Johnny L. Wales schrieb:
> I was looking around the sourceforge page and noticed that there's an open
> task to write a robots.txt file which will prevent a few pages from being
> indexed.
>
> Maybe instead, we should include tags like this on pages we don't want
> indexed:
> <META NAME="ROBOTS" CONTENT="NOINDEX">
>
> And, if you want the robot to stop following links on this page, you add
> this to it:
> <META NAME="ROBOTS" CONTENT="NOFOLLOW">
>
> That should get everything you need to do done, right?

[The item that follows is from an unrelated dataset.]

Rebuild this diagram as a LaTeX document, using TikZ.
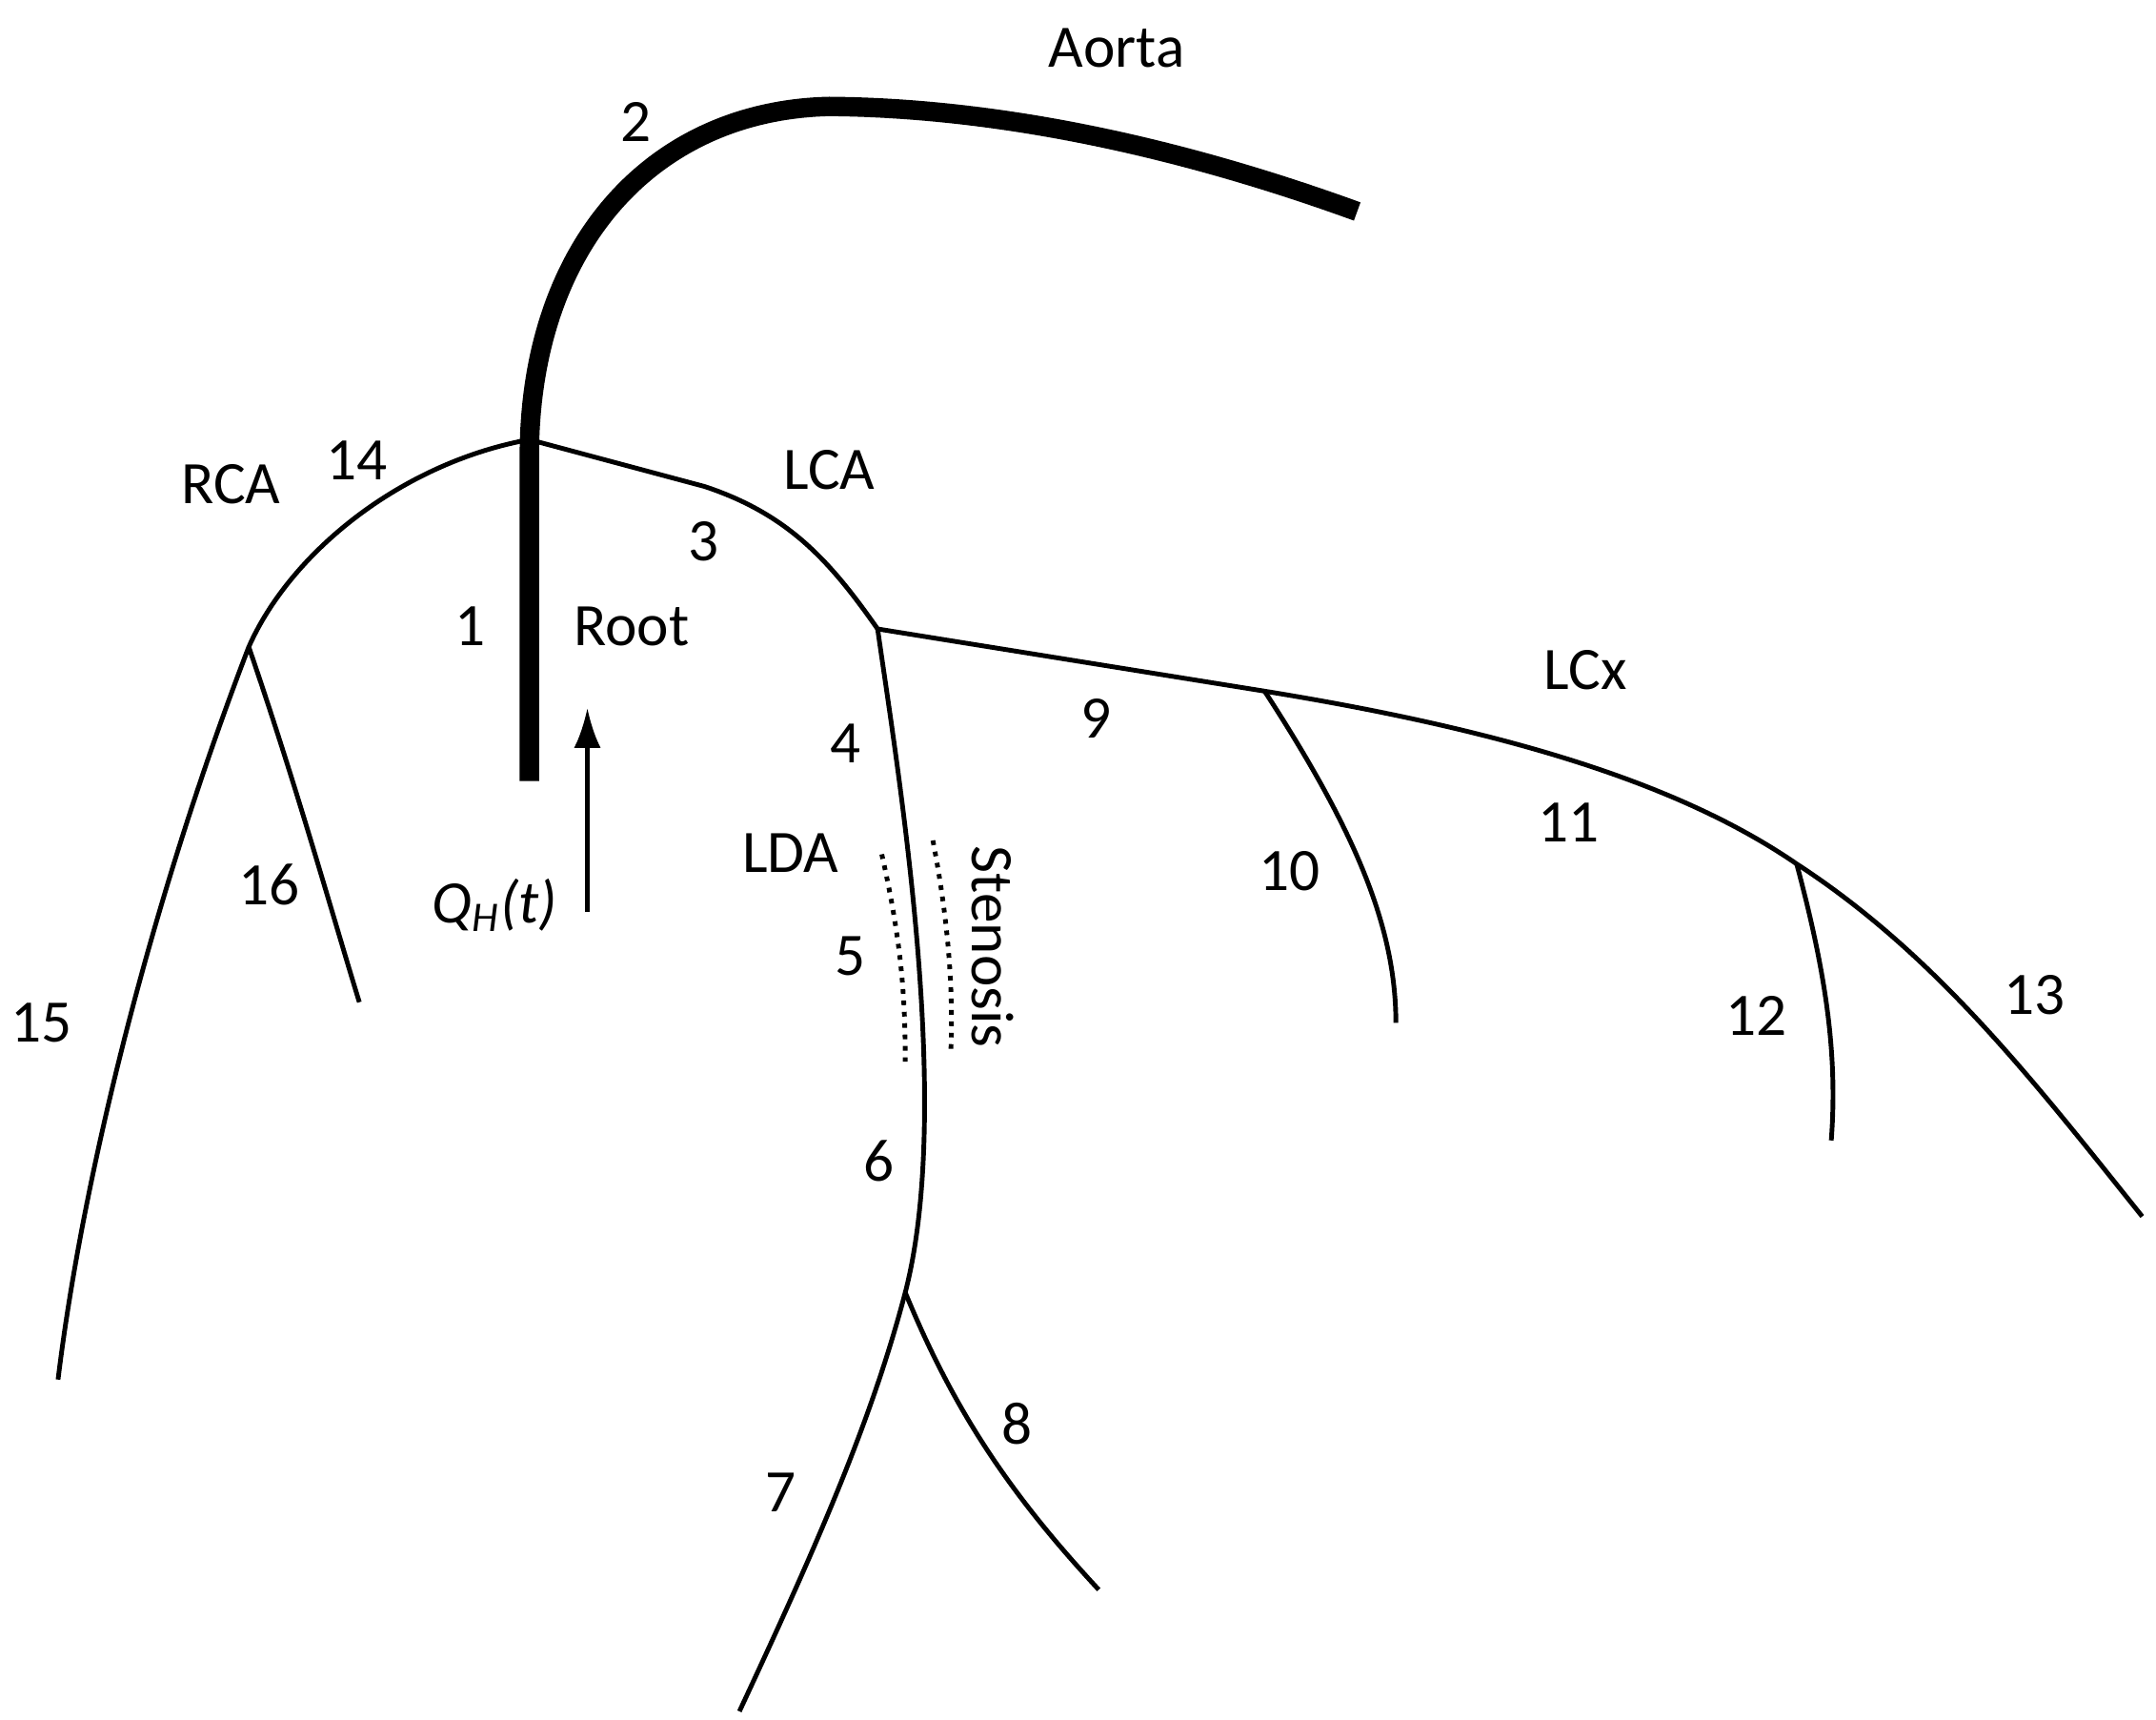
\documentclass[tikz,border=0pt]{standalone}
\usepackage{fontspec}
\setmainfont{Carlito}
\usetikzlibrary{arrows.meta}
\begin{document}
\begin{tikzpicture}[x=0.014506cm,y=-0.014506cm,
 ves/.style={line width=1.4pt},
 lab/.style={font=\fontsize{18}{21}\selectfont, inner sep=0pt}]
\useasboundingbox (0,0) rectangle (1560,1244);
\coordinate (top) at (383,318);
\coordinate (rb) at (180,468);
\coordinate (lb) at (635,455);
\coordinate (db) at (655,935);
\coordinate (cb1) at (915,500);
\coordinate (cb2) at (1300,625);
\draw[line width=5.8pt] (383,565) -- (383,330) .. controls (383,180) and (470,80) .. (600,77) .. controls (720,78) and (850,105) .. (982,153);
\draw[ves] (top) .. controls (290,335) and (210,400) .. (rb) .. controls (110,650) and (60,850) .. (42,998);
\draw[ves] (rb) .. controls (215,570) and (240,660) .. (260,725);
\draw[ves] (top) -- (510,352) .. controls (570,372) and (600,405) .. (lb);
\draw[ves] (lb) .. controls (650,560) and (690,800) .. (db);
\draw[ves] (db) .. controls (630,1030) and (590,1120) .. (535,1238);
\draw[ves] (db) .. controls (690,1020) and (730,1080) .. (795,1150);
\draw[ves] (lb) -- (cb1) .. controls (1100,530) and (1220,570) .. (cb2) .. controls (1400,690) and (1470,780) .. (1550,880);
\draw[ves] (cb1) .. controls (980,600) and (1010,670) .. (1010,740);
\draw[ves] (cb2) .. controls (1320,700) and (1330,760) .. (1325,825);
\draw[line width=1.4pt,dotted] (638,618) .. controls (652,680) and (655,720) .. (655,768);
\draw[line width=1.4pt,dotted] (675,608) .. controls (685,660) and (690,710) .. (688,760);
\draw[line width=1.4pt,-{Latex[length=12pt,width=8pt]}] (425,660) -- (425,512);
\node[lab] at (808,35) {Aorta};
\node[lab] at (460,88) {2};
\node[lab] at (258,333) {14};
\node[lab] at (167,350) {RCA};
\node[lab] at (600,340) {LCA};
\node[lab] at (509,392) {3};
\node[lab] at (340,453) {1};
\node[lab] at (457,453) {Root};
\node[lab] at (612,538) {4};
\node[lab] at (793,520) {9};
\node[lab] at (1147,485) {LCx};
\node[lab] at (572,617) {LDA};
\node[lab,rotate=-90] at (718,685) {Stenosis};
\node[lab] at (615,692) {5};
\node[lab] at (933,630) {10};
\node[lab] at (1135,595) {11};
\node[lab] at (1271,735) {12};
\node[lab] at (1472,720) {13};
\node[lab] at (195,640) {16};
\node[lab] at (30,740) {15};
\node[lab] at (636,840) {6};
\node[lab] at (736,1030) {8};
\node[lab] at (565,1080) {7};
\node[lab] at (358,655) {\textit{Q\textsubscript{H}(t)}};
\end{tikzpicture}
\end{document}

We already use the robots meta tag. The problem is that some robots
ignore these tags and robots.txt also. So the only solution will be to
block these. ward's wiki uses a timeout. my first patch was based on the
$REMOTE_HOST and $HTTP_USER_AGENT.
I had this:
$badrobots = array ('gw01.webtop.com',
'202.102.65.191',
'202.111.8.102',
// '202.39.29.102', HTTrack 2.0x
// '212.182.4.121' HTTrack 2.0x
'61.132.57.226',
'lgdx06atm.lg.ehu.es', // reported falsely as Mozilla
);
$badagentsre = '/(WebZIP)|(Teleport
Pro)|(Googlebot)|(DigExt)|(FAST-WebCrawler)|(Wget)|(Mercator-1.2)|(HTTrack)|(Openfind)/';
// good robots: FAST-WebCrawler, TridentSpider3
This should be an optional configuration item.
--
Reini Urban
http://xarch.tu-graz.ac.at/home/rurban/
|